§ **WRITTEN INSTRUCTION**
Collect each line containing "chart".

§ **EXTRACTED RECORDS**
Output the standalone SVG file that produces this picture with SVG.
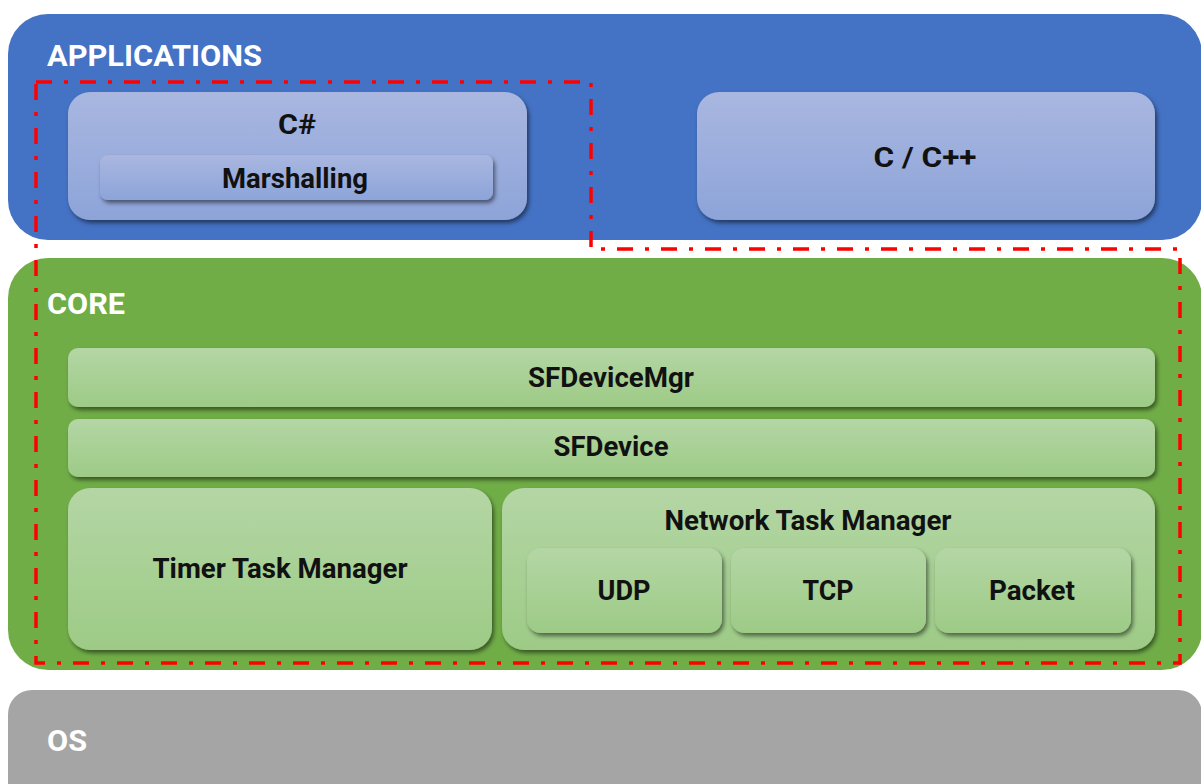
<svg xmlns="http://www.w3.org/2000/svg" width="1201" height="784" viewBox="0 0 1201 784">
<defs>
<linearGradient id="gBlue" x1="0" y1="0" x2="0" y2="1"><stop offset="0" stop-color="#a9b7e0"/><stop offset="1" stop-color="#8da4d9"/></linearGradient>
<linearGradient id="gGreen" x1="0" y1="0" x2="0" y2="1"><stop offset="0" stop-color="#b4d6a5"/><stop offset="1" stop-color="#9dcb86"/></linearGradient>
<filter id="sh" x="-10%" y="-10%" width="120%" height="130%"><feDropShadow dx="2" dy="3" stdDeviation="2" flood-color="#000" flood-opacity="0.5"/></filter>
</defs>
<style>
.lbl{font-family:Roboto,"Liberation Sans",sans-serif;font-weight:700;fill:#ffffff;font-size:30px}
.t{font-family:Roboto,"Liberation Sans",sans-serif;font-weight:700;fill:#111111;font-size:27px;text-anchor:middle}
.blue{fill:url(#gBlue);filter:url(#sh)}
.green{fill:url(#gGreen);filter:url(#sh)}
.boundary{fill:none;stroke:#ff0000;stroke-width:3.5;stroke-dasharray:16 12 4 12}
</style>
<rect width="1201" height="784" fill="#ffffff"/>
<g id="applications">
<rect x="8" y="14" width="1194" height="226" rx="40" fill="#4472c4"/>
<text class="lbl" x="47" y="66" textLength="215" lengthAdjust="spacingAndGlyphs">APPLICATIONS</text>
</g>
<g id="csharp">
<rect class="blue" x="68" y="92" width="459" height="128" rx="22"/>
<text class="t" x="297" y="134" textLength="38" lengthAdjust="spacingAndGlyphs">C#</text>
</g>
<g id="marshalling">
<rect class="blue" x="100" y="155" width="393" height="45" rx="8"/>
<text class="t" x="295" y="188" textLength="146" lengthAdjust="spacingAndGlyphs">Marshalling</text>
</g>
<g id="ccpp">
<rect class="blue" x="697" y="92" width="458" height="128" rx="22"/>
<text class="t" x="925" y="167" textLength="103" lengthAdjust="spacingAndGlyphs">C / C++</text>
</g>
<g id="core">
<rect x="8" y="258" width="1194" height="412" rx="40" fill="#70ad47"/>
<text class="lbl" x="47" y="314" textLength="78" lengthAdjust="spacingAndGlyphs">CORE</text>
</g>
<g id="sfdevicemgr">
<rect class="green" x="68" y="348" width="1087" height="59" rx="10"/>
<text class="t" x="611" y="387" textLength="166" lengthAdjust="spacingAndGlyphs">SFDeviceMgr</text>
</g>
<g id="sfdevice">
<rect class="green" x="68" y="419" width="1087" height="58" rx="10"/>
<text class="t" x="611" y="456" textLength="115" lengthAdjust="spacingAndGlyphs">SFDevice</text>
</g>
<g id="timer">
<rect class="green" x="68" y="488" width="424" height="162" rx="22"/>
<text class="t" x="280" y="578" textLength="255" lengthAdjust="spacingAndGlyphs">Timer Task Manager</text>
</g>
<g id="network">
<rect class="green" x="502" y="488" width="653" height="162" rx="22"/>
<text class="t" x="808" y="530" textLength="287" lengthAdjust="spacingAndGlyphs">Network Task Manager</text>
</g>
<g id="udp">
<rect class="green" x="527" y="548" width="195" height="85" rx="14"/>
<text class="t" x="624" y="600" textLength="53" lengthAdjust="spacingAndGlyphs">UDP</text>
</g>
<g id="tcp">
<rect class="green" x="731" y="548" width="195" height="85" rx="14"/>
<text class="t" x="828" y="600" textLength="51" lengthAdjust="spacingAndGlyphs">TCP</text>
</g>
<g id="packet">
<rect class="green" x="935" y="548" width="196" height="85" rx="14"/>
<text class="t" x="1032" y="600" textLength="86" lengthAdjust="spacingAndGlyphs">Packet</text>
</g>
<g id="os">
<rect x="8" y="690" width="1194" height="130" rx="24" fill="#a5a5a5"/>
<text class="lbl" x="47" y="751" textLength="40" lengthAdjust="spacingAndGlyphs">OS</text>
</g>
<g id="connectors">
<path class="boundary" d="M36,82 H591 V249 H1180 V663 H36 Z"/>
</g>
</svg>
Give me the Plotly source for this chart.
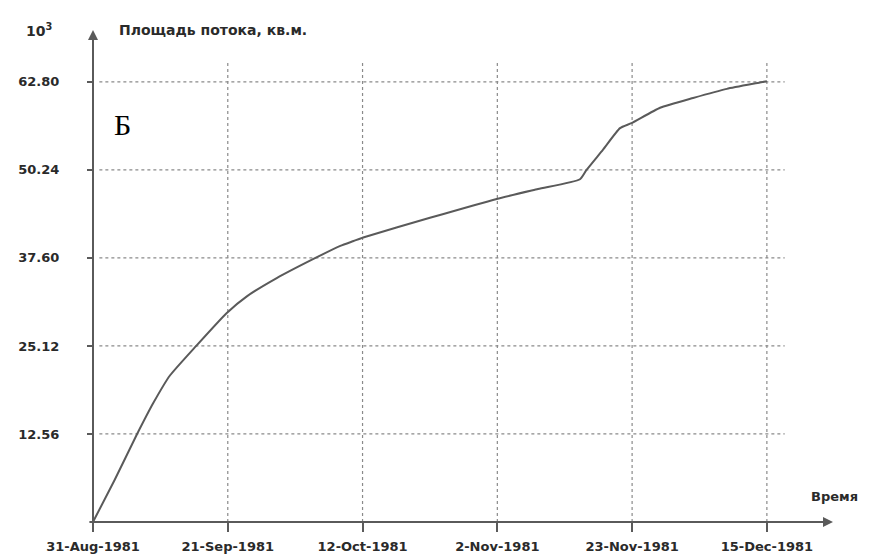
import plotly.graph_objects as go

# Days since 31-Aug-1981
days = [0, 3.4, 6.8, 9.5, 12.1, 16.2, 21.0, 24.2, 28.9, 34.6, 38.9, 41.0, 42.5,
        53.0, 63.5, 70.0, 76.6, 77.6, 80.2, 82.9, 84.7, 89.2, 94.4, 99.7, 104.9, 106.0]
# Flow area, 10^3 sq. m
area = [0, 6.0, 12.3, 17.0, 20.9, 25.1, 29.8, 32.2, 34.8, 37.5, 39.4, 40.1, 40.6,
        43.4, 46.1, 47.5, 48.9, 50.2, 53.1, 56.2, 56.9, 59.1, 60.5, 61.8, 62.7, 62.9]

x_tickvals = [0, 21.2, 42.4, 63.6, 84.8, 106.0]
x_ticktext = ["31-Aug-1981", "21-Sep-1981", "12-Oct-1981", "2-Nov-1981",
              "23-Nov-1981", "15-Dec-1981"]
y_tickvals = [12.56, 25.12, 37.68, 50.24, 62.80]
y_ticktext = ["12.56", "25.12", "37.60", "50.24", "62.80"]

X_MAX = 116.4
Y_MAX = 70.2
GRID_X_END = 108.8
GRID_Y_END = 65.6

line_col = "#5a5a5a"
grid_col = "#8a8a8a"
text_col = "#2a2a2a"
tick_font = dict(family="DejaVu Sans", size=13, color=text_col, weight="bold")

fig = go.Figure()
fig.add_trace(go.Scatter(x=days, y=area, mode="lines",
                         line=dict(color=line_col, width=2, shape="spline", smoothing=0.5),
                         showlegend=False, cliponaxis=False))

shapes = []
for yv in y_tickvals:
    shapes.append(dict(type="line", xref="x", yref="y", x0=1.0, x1=GRID_X_END,
                       y0=yv, y1=yv, line=dict(color=grid_col, width=1.2, dash="dot"),
                       layer="below"))
for xv in x_tickvals[1:]:
    shapes.append(dict(type="line", xref="x", yref="y", x0=xv, x1=xv,
                       y0=0, y1=GRID_Y_END, line=dict(color=grid_col, width=1.2, dash="dot"),
                       layer="below"))

annotations = [
    # axes with arrowheads
    dict(x=X_MAX, y=0, ax=-0.8, ay=0, xref="x", yref="y", axref="x", ayref="y",
         showarrow=True, arrowhead=2, arrowsize=1, arrowwidth=2, arrowcolor=line_col, text=""),
    dict(x=0, y=Y_MAX, ax=0, ay=-1.1, xref="x", yref="y", axref="x", ayref="y",
         showarrow=True, arrowhead=2, arrowsize=1, arrowwidth=2, arrowcolor=line_col, text=""),
    dict(x=-0.093, y=1.0, xref="paper", yref="paper", text="10<sup>3</sup>",
         showarrow=False, xanchor="left", yanchor="middle",
         font=dict(family="DejaVu Sans", size=14, color=text_col, weight="bold")),
    dict(x=0.033, y=1.0, xref="paper", yref="paper", text="Площадь потока, кв.м.",
         showarrow=False, xanchor="left", yanchor="middle",
         font=dict(family="DejaVu Sans", size=14, color=text_col, weight="bold")),
    dict(x=0.967, y=0.051, xref="paper", yref="paper", text="Время",
         showarrow=False, xanchor="left", yanchor="middle",
         font=dict(family="DejaVu Sans", size=13, color=text_col, weight="bold")),
    dict(x=0.026, y=0.808, xref="paper", yref="paper", text="Б",
         showarrow=False, xanchor="left", yanchor="middle",
         font=dict(family="Liberation Serif", size=30, color="#000000")),
]

fig.update_layout(
    width=853, height=549,
    margin=dict(l=85, r=28, t=22, b=35, autoexpand=False),
    paper_bgcolor="white", plot_bgcolor="white",
    shapes=shapes, annotations=annotations,
    xaxis=dict(range=[0, X_MAX], showgrid=False, zeroline=False, showline=False,
               tickmode="array", tickvals=x_tickvals, ticktext=x_ticktext,
               ticks="outside", ticklen=9, tickwidth=2, tickcolor=line_col,
               ticklabelstandoff=3, tickfont=tick_font),
    yaxis=dict(range=[0, Y_MAX], showgrid=False, zeroline=False, showline=False,
               tickmode="array", tickvals=y_tickvals, ticktext=y_ticktext,
               ticks="outside", ticklen=5, tickwidth=2, tickcolor=line_col,
               ticklabelstandoff=25, tickfont=tick_font),
)

fig.write_html("out.html")
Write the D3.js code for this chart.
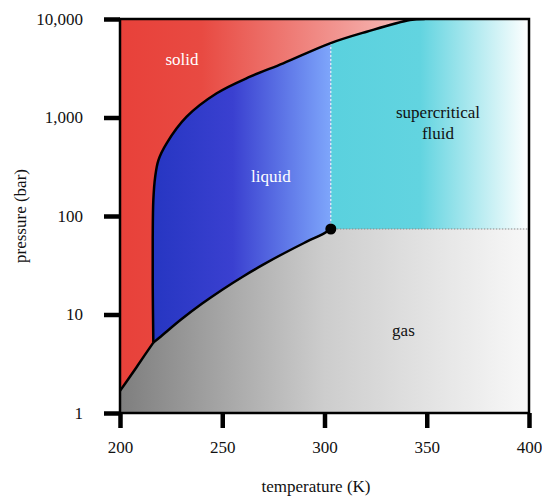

§ **ANSWER BELOW**
Give me the Plotly source for this chart.
Write the D3.js code for this chart.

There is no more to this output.